Pick out all lines in the listing holding the string "chart" and copy them.

» Input:
— BEGIN —
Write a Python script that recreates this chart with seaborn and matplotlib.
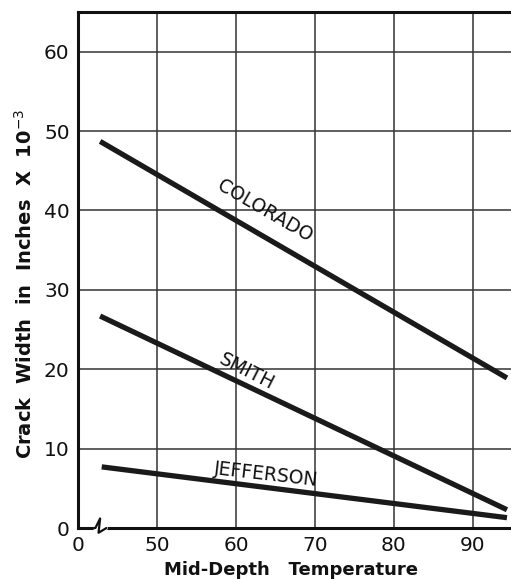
import matplotlib
matplotlib.use("Agg")
import matplotlib.pyplot as plt
import seaborn as sns
import pandas as pd

# Data (start / end of each straight line)
series = ["COLORADO", "SMITH", "JEFFERSON"]
temp_start = [42.8, 42.8, 43.0]
temp_end = [94.3, 94.3, 94.3]
width_start = [48.7, 26.7, 7.7]
width_end = [18.9, 2.3, 1.3]

x_ticks = [40, 50, 60, 70, 80, 90]
x_tick_labels = ["0", "50", "60", "70", "80", "90"]
y_ticks = [0, 10, 20, 30, 40, 50, 60]

rows = []
for s, x0, x1, y0, y1 in zip(series, temp_start, temp_end, width_start, width_end):
    rows.append({"series": s, "temp": x0, "width": y0})
    rows.append({"series": s, "temp": x1, "width": y1})
df = pd.DataFrame(rows)

sns.set_theme(style="white")
plt.rcParams["font.family"] = ["DejaVu Sans"]

W, H = 511, 579
fig = plt.figure(figsize=(W / 100, H / 100), dpi=100)
ax = fig.add_axes([78 / W, 51 / H, 434.5 / W, 516 / H])

sns.lineplot(data=df, x="temp", y="width", units="series", estimator=None,
             color="#1a1a1a", lw=3.8, ax=ax, legend=False, solid_capstyle="butt")

ax.set_xlim(40, 95)
ax.set_ylim(0, 65)
ax.set_xticks(x_ticks)
ax.set_xticklabels(x_tick_labels)
ax.set_yticks(y_ticks)
ax.grid(True, color="#333333", lw=1.1)
ax.set_axisbelow(True)
ax.tick_params(length=0, labelsize=14.5, colors="#111111")
ax.tick_params(axis="x", pad=6)
ax.tick_params(axis="y", pad=6)
for sp in ["left", "bottom", "top"]:
    ax.spines[sp].set_color("#111111")
    ax.spines[sp].set_linewidth(2.2)
ax.spines["right"].set_visible(False)

ax.set_xlabel("Mid-Depth   Temperature", fontsize=13, fontweight="bold",
              color="#111111", labelpad=0)
ax.set_ylabel("Crack  Width  in  Inches  X  10$^{-3}$", fontsize=14,
              fontweight="bold", color="#111111")
ax.xaxis.set_label_coords(0.49, -0.063)
ax.yaxis.set_label_coords(-0.098, 0.473)

# line labels
lab_kw = dict(ha="center", va="center", fontsize=13.5, color="#111111")
ax.text(63.6, 39.9, "COLORADO", rotation=-30, **lab_kw)
ax.text(61.4, 19.7, "SMITH", rotation=-27, **lab_kw)
ax.text(63.8, 6.8, "JEFFERSON", rotation=-6.5, **lab_kw)

# axis break symbol on the x axis
ax.plot([42.1, 43.5], [0, 0], color="white", lw=3, clip_on=False, zorder=5)
ax.plot([42.0, 42.2, 42.8, 42.6, 43.6], [0, 0, 1.2, -0.6, 0],
        color="#111111", lw=1.6, clip_on=False, zorder=6)

fig.savefig("out.png", dpi=100, facecolor="white")
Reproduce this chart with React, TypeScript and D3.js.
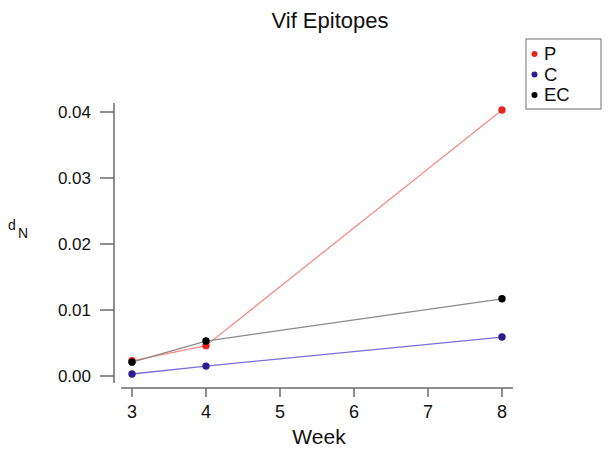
import React from "react";
import * as d3 from "d3";

const weeks = [3, 4, 8];
const seriesNames = ["P", "C", "EC"];
const pValues = [0.0023, 0.0046, 0.0403];
const cValues = [0.0003, 0.0015, 0.0059];
const ecValues = [0.0021, 0.0053, 0.0117];
const xTicks = [3, 4, 5, 6, 7, 8];
const yTicks = [0, 0.01, 0.02, 0.03, 0.04];
const yTickLabels = ["0.00", "0.01", "0.02", "0.03", "0.04"];

const W = 610;
const H = 453;
const FONT = "'Liberation Sans', Arial, Helvetica, sans-serif";

export default function App() {
  const x = d3.scaleLinear().domain([3, 8]).range([132, 502]);
  const y = d3.scaleLinear().domain([0, 0.04]).range([376, 112]);

  const series = [
    { name: seriesNames[0], values: pValues, line: "#f58e86", dot: "#e8261b" },
    { name: seriesNames[1], values: cValues, line: "#7a6ee0", dot: "#2d1d8e" },
    { name: seriesNames[2], values: ecValues, line: "#8a8a8a", dot: "#000000" },
  ];

  const line = d3
    .line<number>()
    .x((_, i) => x(weeks[i]))
    .y((d) => y(d));

  const axisColor = "#6b6b6b";
  const yAxisX = 114;
  const xAxisY = 388;

  return (
    <svg
      width={W}
      height={H}
      style={{ position: "absolute", left: 0, top: 0, background: "#fff" }}
      fontFamily={FONT}
    >
      <rect x={0} y={0} width={W} height={H} fill="#fff" />
      <text x={330} y={28} textAnchor="middle" fontSize={22} fill="#111">
        Vif Epitopes
      </text>

      {/* Y axis */}
      <line x1={yAxisX} x2={yAxisX} y1={103} y2={383} stroke={axisColor} strokeWidth={1.5} />
      {yTicks.map((t, i) => (
        <g key={"yt" + i}>
          <line x1={100} x2={yAxisX} y1={y(t)} y2={y(t)} stroke={axisColor} strokeWidth={1.5} />
          <text
            x={91}
            y={y(t)}
            dy="0.35em"
            textAnchor="end"
            fontSize={17}
            fill="#111"
          >
            {yTickLabels[i]}
          </text>
        </g>
      ))}
      <text x={8} y={230} fontSize={14} fill="#111">
        d
      </text>
      <text x={18} y={238} fontSize={14} fill="#111">
        N
      </text>

      {/* X axis */}
      <line x1={121} x2={513} y1={xAxisY} y2={xAxisY} stroke={axisColor} strokeWidth={1.5} />
      {xTicks.map((t) => (
        <g key={"xt" + t}>
          <line x1={x(t)} x2={x(t)} y1={xAxisY} y2={397} stroke={axisColor} strokeWidth={1.5} />
          <text x={x(t)} y={418} textAnchor="middle" fontSize={18} fill="#111">
            {t}
          </text>
        </g>
      ))}
      <text x={319} y={444} textAnchor="middle" fontSize={21} fill="#111">
        Week
      </text>

      {/* Lines */}
      {series.map((s) => (
        <path key={"l" + s.name} d={line(s.values) || ""} fill="none" stroke={s.line} strokeWidth={1.3} />
      ))}
      {series.map((s) => (
        <g key={"d" + s.name}>
          {s.values.map((v, i) => (
            <circle key={i} cx={x(weeks[i])} cy={y(v)} r={3.7} fill={s.dot} />
          ))}
        </g>
      ))}

      {/* Legend */}
      <rect x={526} y={39} width={75} height={70} fill="#fff" stroke="#888" strokeWidth={1.2} />
      {series.map((s, i) => (
        <g key={"lg" + s.name}>
          <circle cx={534.5} cy={54 + i * 20.5} r={3} fill={s.dot} />
          <text x={544} y={60 + i * 20.5} fontSize={18.5} fill="#111">
            {s.name}
          </text>
        </g>
      ))}
    </svg>
  );
}
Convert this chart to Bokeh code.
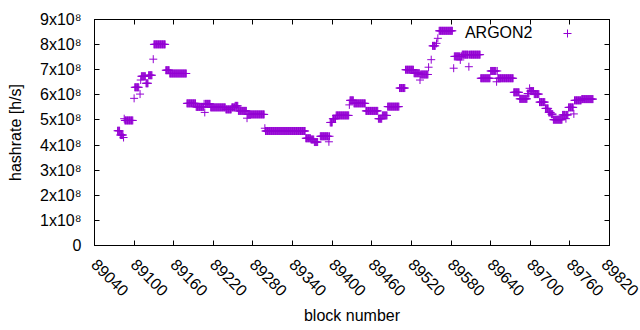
import math
from bokeh.plotting import figure
from bokeh.models import (ColumnDataSource, LinearAxis, FixedTicker, Range1d,
                          Label, Legend, LegendItem)
from bokeh.embed import file_html
from bokeh.resources import INLINE

# ---- data: runs of consecutive blocks sharing the same hashrate (h/s) ----
run_start = [89075, 89079, 89084, 89085, 89086, 89100, 89101, 89109, 89110, 89111,
             89118, 89122, 89129, 89130, 89148, 89154, 89180, 89194, 89206, 89207,
             89208, 89216, 89239, 89248, 89253, 89258, 89271, 89272, 89298, 89299,
             89360, 89368, 89373, 89382, 89395, 89396, 89397, 89401, 89406, 89426,
             89427, 89433, 89451, 89470, 89476, 89484, 89502, 89511, 89524, 89533,
             89534, 89546, 89550, 89552, 89558, 89560, 89562, 89584, 89585, 89594,
             89595, 89597, 89606, 89607, 89608, 89625, 89640, 89649, 89650, 89651,
             89675, 89684, 89696, 89699, 89700, 89706, 89714, 89723, 89728, 89732,
             89735, 89749, 89754, 89755, 89758, 89766, 89767, 89778]
run_end = [89078, 89083, 89084, 89085, 89098, 89100, 89107, 89109, 89110, 89117,
           89121, 89127, 89129, 89147, 89153, 89179, 89193, 89205, 89206, 89207,
           89215, 89238, 89247, 89252, 89257, 89270, 89271, 89297, 89298, 89359,
           89367, 89372, 89378, 89394, 89395, 89396, 89400, 89405, 89425, 89426,
           89432, 89450, 89469, 89475, 89483, 89501, 89510, 89523, 89532, 89533,
           89545, 89546, 89550, 89556, 89558, 89560, 89582, 89584, 89593, 89594,
           89596, 89605, 89606, 89607, 89624, 89639, 89648, 89649, 89650, 89674,
           89683, 89695, 89698, 89699, 89705, 89713, 89722, 89727, 89731, 89734,
           89748, 89753, 89754, 89757, 89765, 89766, 89777, 89795]
run_hashrate = [4.57e8, 4.40e8, 4.30e8, 5.05e8, 4.98e8, 5.86e8, 6.30e8, 6.03e8, 6.59e8, 6.74e8,
                6.46e8, 6.78e8, 7.42e8, 8.01e8, 6.98e8, 6.85e8, 5.66e8, 5.52e8, 5.64e8, 5.30e8,
                5.64e8, 5.50e8, 5.42e8, 5.50e8, 5.56e8, 5.36e8, 5.07e8, 5.22e8, 4.67e8, 4.56e8,
                4.27e8, 4.22e8, 4.12e8, 4.35e8, 4.13e8, 4.35e8, 4.90e8, 5.05e8, 5.18e8, 5.60e8,
                5.78e8, 5.66e8, 5.36e8, 5.05e8, 5.18e8, 5.53e8, 6.27e8, 7.00e8, 6.86e8, 6.59e8,
                6.81e8, 7.10e8, 7.40e8, 7.95e8, 8.05e8, 8.25e8, 8.55e8, 7.06e8, 7.53e8, 7.39e8,
                7.53e8, 7.60e8, 7.60e8, 7.12e8, 7.60e8, 6.66e8, 6.95e8, 6.52e8, 6.95e8, 6.66e8,
                6.10e8, 5.84e8, 6.05e8, 6.26e8, 6.15e8, 6.03e8, 5.71e8, 5.46e8, 5.30e8, 5.23e8,
                5.01e8, 5.20e8, 5.05e8, 5.20e8, 5.50e8, 5.24e8, 5.78e8, 5.83e8]

series_name = "ARGON2"
x_ticks = [89040, 89100, 89160, 89220, 89280, 89340, 89400, 89460, 89520,
           89580, 89640, 89700, 89760, 89820]
y_ticks = [0, 1e8, 2e8, 3e8, 4e8, 5e8, 6e8, 7e8, 8e8, 9e8]
y_tick_labels = ["0", "1x10⁸", "2x10⁸", "3x10⁸", "4x10⁸", "5x10⁸",
                 "6x10⁸", "7x10⁸", "8x10⁸", "9x10⁸"]

# expand runs into one point per block
blocks, rates = [], []
for s, e, v in zip(run_start, run_end, run_hashrate):
    for b in range(s, e + 1):
        blocks.append(b)
        rates.append(v)
src = ColumnDataSource(dict(block=blocks, rate=rates))

FONT = "Liberation Sans"
COLOR = "#9400D3"

p = figure(width=640, height=330, output_backend="svg", toolbar_location=None,
           x_range=Range1d(89040, 89820), y_range=Range1d(0, 9e8),
           min_border_left=94, min_border_right=31, min_border_top=19,
           min_border_bottom=85,
           x_axis_label="block number", y_axis_label="hashrate [h/s]")
p.grid.visible = False
p.outline_line_color = "black"
p.outline_line_alpha = 1.0
p.outline_line_width = 1
p.background_fill_color = "white"
p.border_fill_color = "white"

r = p.scatter(x="block", y="rate", source=src, marker="cross", size=8,
              line_color=COLOR, line_width=1)

def style_axis(ax, show_labels=True):
    ax.axis_line_color = "black"
    ax.major_tick_line_color = "black"
    ax.major_tick_in = 5
    ax.major_tick_out = 0
    ax.minor_tick_line_color = None
    ax.major_label_text_font = FONT
    ax.axis_label_text_font = FONT
    ax.axis_label_text_font_style = "normal"
    ax.axis_label_text_font_size = "16px"
    ax.axis_label_text_color = "black"
    if show_labels:
        ax.major_label_text_font_size = "16px"
        ax.major_label_text_color = "black"
    else:
        ax.major_label_text_font_size = "0px"
        ax.major_label_text_color = None
        ax.major_label_standoff = 0

xa = p.xaxis[0]
style_axis(xa)
xa.ticker = FixedTicker(ticks=x_ticks)
xa.major_label_orientation = -math.pi / 4
xa.major_label_standoff = 16
xa.axis_label_standoff = 3

ya = p.yaxis[0]
style_axis(ya)
ya.ticker = FixedTicker(ticks=y_ticks)
ya.major_label_overrides = {t: lab for t, lab in zip(y_ticks, y_tick_labels)}
ya.major_label_standoff = 13
ya.axis_label_standoff = 13

ra = LinearAxis(ticker=FixedTicker(ticks=y_ticks))
style_axis(ra, show_labels=False)
p.add_layout(ra, "right")
ta = LinearAxis(ticker=FixedTicker(ticks=x_ticks))
style_axis(ta, show_labels=False)
p.add_layout(ta, "above")

# key: text then sample, as in the original
p.add_layout(Label(x=438, y=213, x_units="screen", y_units="screen",
                   text=series_name, text_align="right", text_baseline="middle",
                   text_font=FONT, text_font_size="16px", text_color="black"))
leg = Legend(items=[LegendItem(label=" ", renderers=[r])], location=(463, 202),
             padding=0, margin=0, border_line_color=None, background_fill_alpha=0,
             glyph_width=20, glyph_height=20, label_width=0, label_standoff=0,
             label_text_font_size="16px")
p.add_layout(leg)

open("out.html", "w").write(file_html(p, INLINE))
— END —
» Correct response:
Write a Python script that recreates this chart with seaborn and matplotlib.
Reproduce this chart with React, TypeScript and D3.js.
Convert this chart to Bokeh code.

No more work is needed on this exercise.